LoRusso, like his opponent, talks about the affordability issue but in a recent interview with WGBH News had praise for the mayor:
“Since he’s been mayor, the city’s grown,” LoRusso said. “It’s clean and it’s a city that everyone wants to come to.”
McLaughlin, another former Bernie Sanders activist, has probably been the most consistently critical voice of Curtatone among the city’s Alderman.
He too is highly critical of the FRIT deal: “This is indicative of a city where they do anything the mayor wants,” he said.
McLaughlin believes that the mayor is behind the challenge to his seat.
While there are no formal “tickets” among the candidates running for office, the group Our Revolution Somerville, which grew out of the local effort to support Bernie Sanders’ primary bid, has endorsed a slate of candidates -- including: Scott, Ewen-Campen, and incumbent t McLaughlin – who happen to be critical of Curtatone’s leadership.
(The group has also endorsed newcomer Will Mbah for one of the city’s At-Large seats; and Jesse Clingan, who is running against Omar Boukili for an open seat in the city’s 4th Ward).
Mayoral candidate Corbett was also endorsed by the group, but the endorsement was withdrawn after a report by the Boston Globe describing Corbett using insensitive language in social media posts to describe women, Asians or Asian-Americans and African-Americans.
Payton says he is sorry but also that the posts were from years ago and taken out of context.
There’s little question that the Bernie crowd has added energy to the races by its endorsements and those endorsements have pushed to the front the issue of money from for-profit developers in local races.
Insurgents Corbett, Scott, Ewen-Campen, Clingan, Mbah -- as well as incumbent McLaughlin -- have all pledged not to take contributions from developers. Their opponents have not.

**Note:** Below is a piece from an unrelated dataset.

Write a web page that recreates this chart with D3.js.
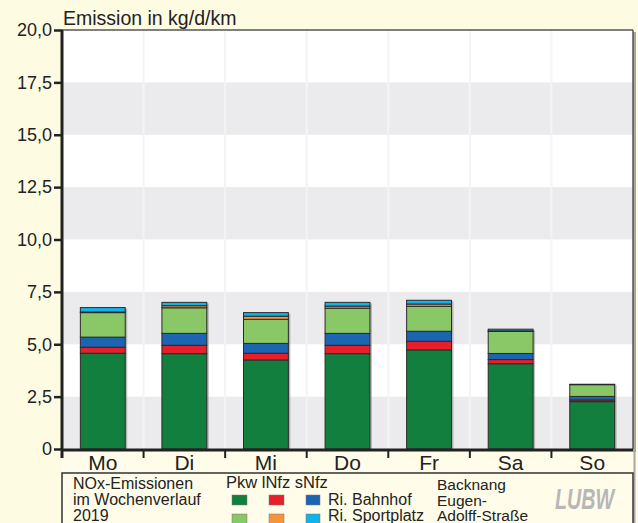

Many Somerville politicos argue that the issue is overblown, if not irrelevant. But not all agree.
“To me, it’s a no brainer – I just don’t think any elected official should be taking money from these folks,” says Somerville Alderman Mark Niedergang, who is running uncontested to continue representing the city’s Spring Hill and Winter Hill neighborhoods.
Neidergang has put his support behind incumbent McLaughlin and Clingan, but also supports Curtatone for mayor – though he is critical of the mayor’s taking donations from developers too.
“They come before the city with development proposals that are intended to make money for themselves,” he says. “If elected officials are taking money from them, it certainly, you know, looks to a reasonable person like they could be influenced.”
An earlier version of this story misstated two names in the piece and has since been updated.